FEATURED ARTICLE
Economy-security link critical
On the same day that the federal government appointed Quebec Court of Appeal Justice Marie-Josée Hogue to head a public inquiry into foreign interference in Canadian affairs, an influential business lobby coincidentally issued a call for the Canadian Security Intelligence Service (CSIS) to have a more preemptive role in protecting the economy.
“Canadian companies are in the crosshairs of state-sponsored actors,” the Business Council of Canada (BCC) points out in a 19-page report September 7. The overall solution, it says, is a national security strategy which “establishes economic security as a central pillar.”
The BCC prepared its report after consulting not only corporate leaders but also former government officials and security experts about the importance of a “mutually reinforcing link” between economic and security interests. The business leaders said they fear Canada is increasingly seen as an unreliable ally and the BCC says a commitment to spending 2% of gross domestic product on defence would go a “long way” to restoring confidence.
“Many of Canada’s closest allies […] and have developed integrated approaches to economic and national security that seek to enhance their prosperity, safety, and sovereignty in a period of heightened geopolitical risk,” the BCC says. “Canada has not.”
It faults successive governments overlooking, taking for granted or simply ignoring the importance of such a link. “In an era of renewed geopolitical rivalry, where countries’ ability to foster economic growth is the foundation upon which military, economic, and cultural power now rests,” that neglect had left Canada vulnerable.

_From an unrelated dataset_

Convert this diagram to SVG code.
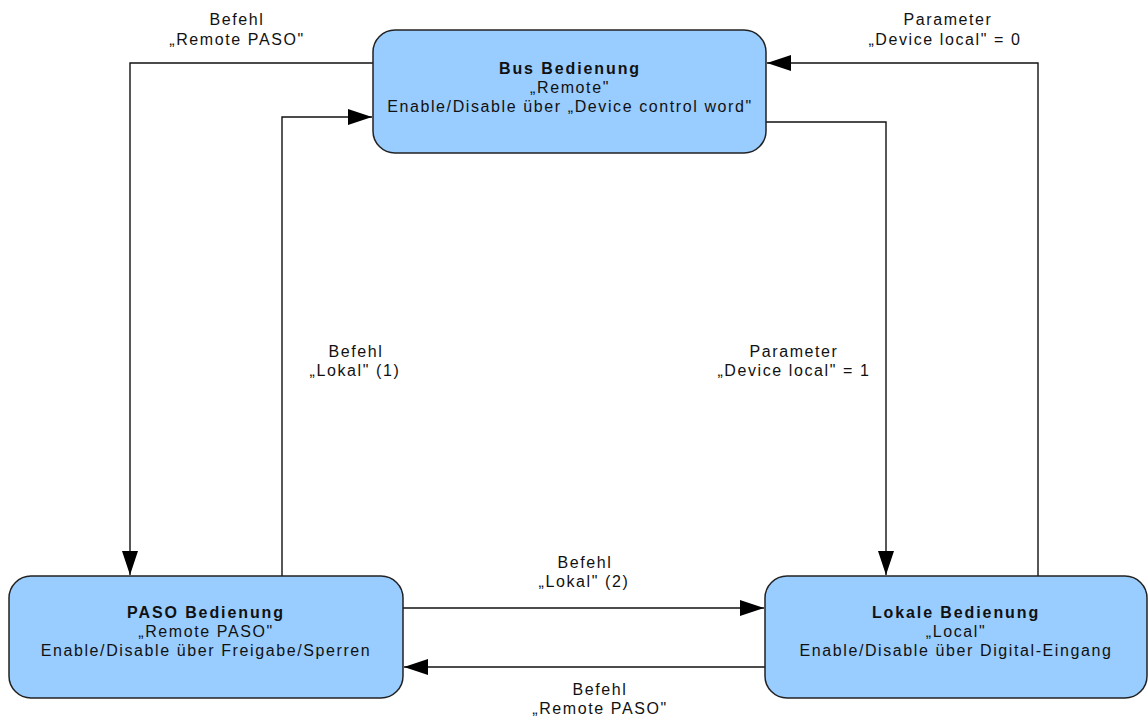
<svg xmlns="http://www.w3.org/2000/svg" width="1148" height="718" viewBox="0 0 1148 718">
<style>
.box{fill:#99ccff;stroke:#222;stroke-width:1.5}
.t{font-family:"Liberation Sans",Arial,sans-serif;font-size:16px;fill:#111;text-anchor:middle;letter-spacing:1.6px}
.b{font-weight:bold;letter-spacing:1.9px}
.c{fill:none;stroke:#111;stroke-width:1.4}
</style>
<defs>
<marker id="ah" markerUnits="userSpaceOnUse" markerWidth="26" markerHeight="18" refX="24" refY="8" orient="auto">
<path d="M0,0 L24,8 L0,16 z" fill="#000"/>
</marker>
</defs>
<rect width="1148" height="718" fill="#fff"/>
<g id="connectors">
<path class="c" d="M373,63 H130 V575" marker-end="url(#ah)"/>
<path class="c" d="M282,576 V117 H372" marker-end="url(#ah)"/>
<path class="c" d="M766,122 H886 V575" marker-end="url(#ah)"/>
<path class="c" d="M1038,576 V63 H767" marker-end="url(#ah)"/>
<path class="c" d="M403,608 H764" marker-end="url(#ah)"/>
<path class="c" d="M765,667 H404" marker-end="url(#ah)"/>
<text class="t" x="237" y="25">Befehl</text>
<text class="t" x="237" y="45">„Remote PASO"</text>
<text class="t" x="948" y="25">Parameter</text>
<text class="t" x="945" y="45">„Device local" = 0</text>
<text class="t" x="356" y="357">Befehl</text>
<text class="t" x="355" y="376">„Lokal" (1)</text>
<text class="t" x="794" y="357">Parameter</text>
<text class="t" x="794" y="376">„Device local" = 1</text>
<text class="t" x="585" y="568">Befehl</text>
<text class="t" x="584" y="587">„Lokal" (2)</text>
<text class="t" x="600" y="695">Befehl</text>
<text class="t" x="600" y="714">„Remote PASO"</text>
</g>
<g id="bus">
<rect class="box" x="373" y="30" width="393" height="123" rx="22"/>
<text class="t b" x="570" y="74">Bus Bedienung</text>
<text class="t" x="570" y="93">„Remote"</text>
<text class="t" x="570" y="112">Enable/Disable über „Device control word"</text>
</g>
<g id="paso">
<rect class="box" x="9" y="576" width="394" height="122" rx="22"/>
<text class="t b" x="206" y="618">PASO Bedienung</text>
<text class="t" x="206" y="637">„Remote PASO"</text>
<text class="t" x="206" y="656">Enable/Disable über Freigabe/Sperren</text>
</g>
<g id="lokal">
<rect class="box" x="765" y="576" width="382" height="122" rx="22"/>
<text class="t b" x="956" y="618">Lokale Bedienung</text>
<text class="t" x="956" y="637">„Local"</text>
<text class="t" x="956" y="656">Enable/Disable über Digital-Eingang</text>
</g>
</svg>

“Our decades-long neglect of economic security issues has made us vulnerable. To use the Canadian Security Intelligence Services’ own words, Canada has become an “attractive and permissive target” and failure to address the challenge will have long-term consequences,” the BCC warns.
“Strategic threat actors have shown both a capacity and willingness to steal, sabotage, and disrupt their way up the economic ladder to strengthen their geopolitical might and to unilaterally reshape the existing international order into something more favourable to themselves.”
The report’s many citations include a speech in May 2021 by Shelly Bruce, then chief of the Communications Security Establishment, at the Centre for International Governance Innovation in Waterloo, Ontario. “Cyber systems, digital systems, they do not exist in a vacuum,” she said. “They exist in relation to people with real-world implications for their privacy, their prosperity, their well-being.”
But a vacuum has developed nonetheless and the resulting increase in foreign threats are documented in the report. Russia, China, Iran and North Korea are particular concerns.
The BCC says the legacy of benign or even deliberate government neglect is an environment with “the potential to wreak large-scale havoc on Canadians’ daily lives” through mass layoffs caused by intellectual property theft, cyberattacks on infrastructure, and “weaponized” supply chains which drive up consumer costs.
There are three core recommendations in the report, one of which is to amend the 1985 Canadian Security Intelligence Service Act so that CSIS would have more power to “identify, analyze and disrupt threats to Canada's economic security”, a policy shift that would enable to “proactively share timely and actionable threat intelligence.
It also urges the government to incent “high-risk, high-reward research in disruptive and emerging fields” and to expand and reinvigorate international security partnerships.
The former lacks detail but on the latter, the BCC warns that Canada risks being perceived as a “weak link” if it doesn’t move in lockstep with its allies. “Canada’s new geopolitical reality means that economic security – repeatedly taken for granted, overlooked, or simply ignored – is now central to the preservation of our national security. Therein lies the challenge for the country.”
(Formerly the Canadian Council of Chief Executives, the BCC was founded in 1976 by noted Ottawa lawyer, businessman and historian Thomas D’Aquino, who had a long-standing relationship with the defence and security communities which is outlined in his memoir, Private Power, Public Purpose, published earlier this year by Penguin.)